La serie Reyes de la noche ficcionaba en 2021 la competición entre los periodistas deportivos José María García y José Ramón de la Morena por hacerse con el liderazgo de la noche radiofónica. García presentó sus quejas: la consideró una “traición abyecta”. La serie fue cancelada sin demasiadas explicaciones tras la primera temporada, aun habiendo sido anunciada la segunda. Por su lado, el libro Fariña (Libros del KO, 2018), de Nacho Carretero, y la serie en él inspirada, un profundo retrato del narcotráfico gallego, también tuvieron problemas. El libro fue secuestrado a su salida, a petición del alcalde de O Grove, y llegaron demandas, también para la serie. Por ejemplo del exnarco Laureano Oubiña. “Su vida ha empeorado tras la emisión de la serie”, dijo su abogado.

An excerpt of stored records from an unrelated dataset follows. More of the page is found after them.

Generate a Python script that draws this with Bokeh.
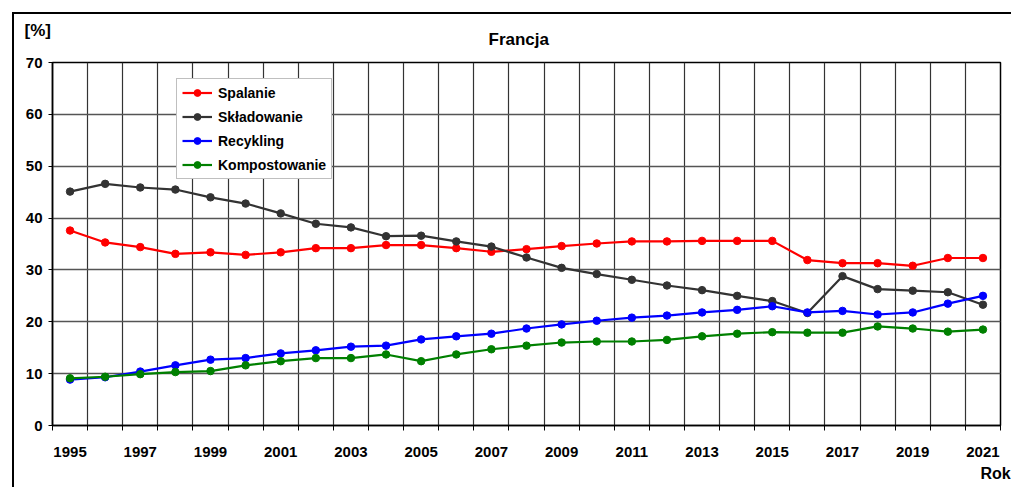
from bokeh.plotting import figure
from bokeh.models import FixedTicker, Legend, LegendItem, Title
from bokeh.embed import file_html
from bokeh.resources import INLINE

# Municipal waste treatment shares in France, per year [%]
years = list(range(1995, 2022))
spalanie = [37.6, 35.3, 34.4, 33.1, 33.4, 32.9, 33.4, 34.2, 34.2, 34.8, 34.8, 34.2, 33.5, 34.0,
            34.6, 35.1, 35.5, 35.5, 35.6, 35.6, 35.6, 31.9, 31.3, 31.3, 30.8, 32.3, 32.3]
skladowanie = [45.1, 46.6, 45.9, 45.5, 44.0, 42.8, 40.9, 38.9, 38.2, 36.5, 36.6, 35.5, 34.5, 32.4,
               30.4, 29.2, 28.1, 27.0, 26.1, 25.0, 24.0, 21.7, 28.8, 26.3, 26.0, 25.7, 23.3]
recykling = [8.85, 9.3, 10.4, 11.6, 12.7, 13.0, 13.9, 14.5, 15.2, 15.4, 16.6, 17.2, 17.7, 18.7,
             19.5, 20.2, 20.8, 21.2, 21.8, 22.3, 23.0, 21.8, 22.1, 21.4, 21.8, 23.5, 25.0]
kompostowanie = [9.1, 9.4, 9.9, 10.3, 10.5, 11.6, 12.4, 13.0, 13.0, 13.7, 12.4, 13.7, 14.7, 15.4,
                 16.0, 16.2, 16.2, 16.5, 17.2, 17.7, 18.0, 17.9, 17.9, 19.1, 18.7, 18.1, 18.5]

series_names = ["Spalanie", "Składowanie", "Recykling", "Kompostowanie"]
series_values = [spalanie, skladowanie, recykling, kompostowanie]
series_colors = ["#ff0000", "#333333", "#0000ff", "#008000"]

y_ticks = list(range(0, 71, 10))
x_label_years = list(range(1995, 2022, 2))

FONT = "Liberation Sans"

p = figure(
    width=999, height=475,
    x_range=(years[0] - 0.5, years[-1] + 0.5),
    y_range=(0, 70),
    output_backend="svg",
    toolbar_location=None,
    min_border_left=38, min_border_right=13,
    min_border_top=48, min_border_bottom=64,
    background_fill_color="white",
    border_fill_color="white",
    styles={
        "margin-left": "12px",
        "margin-top": "12px",
        "border-left": "2px solid #000000",
        "border-top": "2px solid #000000",
    },
)

p.outline_line_color = "#000000"
p.outline_line_width = 1.5

# x axis: year labels every other year, tick marks on year boundaries
boundaries = [y - 0.5 for y in years] + [years[-1] + 0.5]
xticker = FixedTicker(ticks=x_label_years, minor_ticks=boundaries)
p.xaxis.ticker = xticker
p.xaxis.major_tick_line_color = None
p.xaxis.major_tick_out = 0
p.xaxis.major_tick_in = 0
p.xaxis.minor_tick_line_color = "#000000"
p.xaxis.minor_tick_out = 5
p.xaxis.minor_tick_in = 0
p.xaxis.major_label_standoff = 16
p.xaxis.axis_line_color = "#000000"
p.xaxis.axis_line_width = 1.5

p.yaxis.ticker = FixedTicker(ticks=y_ticks)
p.yaxis.minor_tick_line_color = None
p.yaxis.major_tick_out = 4
p.yaxis.major_tick_in = 0
p.yaxis.major_tick_line_color = "#000000"
p.yaxis.major_label_standoff = 6
p.yaxis.axis_line_color = "#000000"
p.yaxis.axis_line_width = 1.5

for ax in (p.xaxis, p.yaxis):
    ax.major_label_text_font = FONT
    ax.major_label_text_font_style = "bold"
    ax.major_label_text_font_size = "15px"
    ax.major_label_text_color = "#000000"

# grid: horizontal at every 10 %, vertical at each year boundary
p.ygrid.ticker = FixedTicker(ticks=y_ticks)
p.ygrid.grid_line_color = "#555555"
p.ygrid.grid_line_width = 1.3
p.xgrid.ticker = xticker
p.xgrid.grid_line_color = None
p.xgrid.minor_grid_line_color = "#333333"
p.xgrid.minor_grid_line_width = 1.2

items = []
for name, vals, col in zip(series_names, series_values, series_colors):
    r1 = p.line(years, vals, line_color=col, line_width=2.2)
    r2 = p.scatter(years, vals, size=7.5, fill_color=col, line_color=col)
    items.append(LegendItem(label=name, renderers=[r1, r2]))

legend = Legend(
    items=items,
    location=(124, 246),
    orientation="vertical",
    glyph_width=30,
    glyph_height=17,
    label_height=17,
    spacing=7,
    padding=5,
    margin=0,
    label_standoff=6,
    label_text_font=FONT,
    label_text_font_style="bold",
    label_text_font_size="14px",
    label_text_color="#000000",
    border_line_color="#808080",
    border_line_width=1.5,
    background_fill_color="white",
    background_fill_alpha=1.0,
)
p.add_layout(legend, "center")

# chart title and unit label above the plot area, axis name below
p.add_layout(Title(text="Francja", align="left", offset=436, standoff=27,
                   text_font=FONT, text_font_style="bold", text_font_size="17px",
                   text_color="#000000"), "above")
p.add_layout(Title(text="[%]", align="left", offset=-28, standoff=-50,
                   text_font=FONT, text_font_style="bold", text_font_size="17px",
                   text_color="#000000"), "above")
p.add_layout(Title(text="Rok", align="left", offset=928, standoff=6,
                   text_font=FONT, text_font_style="bold", text_font_size="16px",
                   text_color="#000000"), "below")

open("out.html", "w").write(file_html(p, INLINE))
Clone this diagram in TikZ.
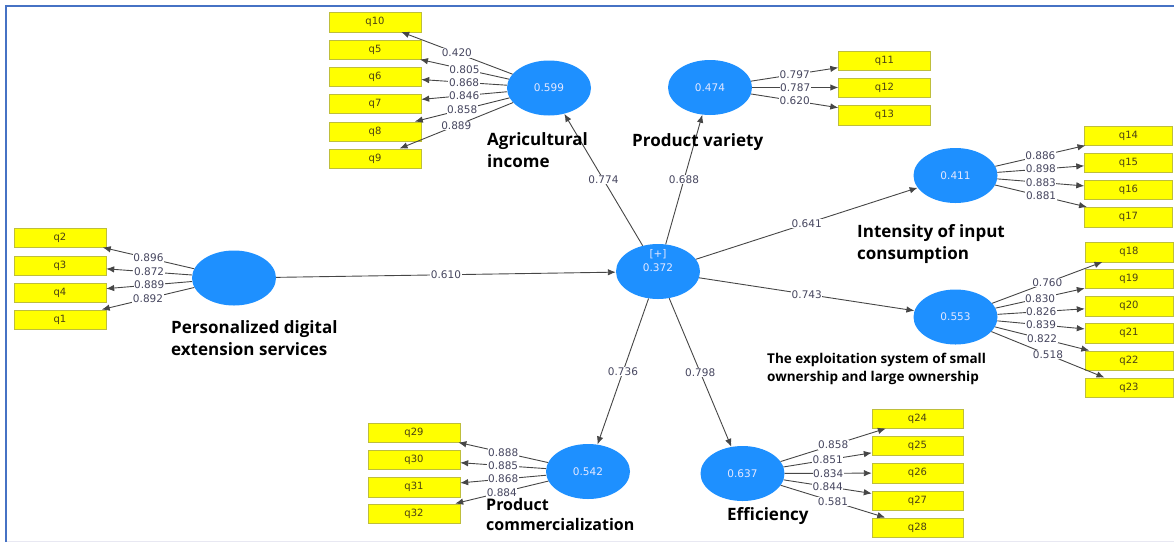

“España, en comparación con otros, es un país de poca litigiosidad en estos aspectos”, dice Víctor J. Vázquez. Aun así, los casos se dan. “Creo que, en cuanto a libertad artística, más que un cambio jurídico ha habido un cambio en la sensibilidad de una sociedad que cree que hay un derecho a no sentirse ofendido. Un derecho que no existe. Además, hoy, a través de las redes sociales, la capacidad censora es mayor. Todo esto acaba impregnando la interpretación del derecho y se cree que el derecho tiene que articular límites a la creación”, concluye Víctor J. Vázquez.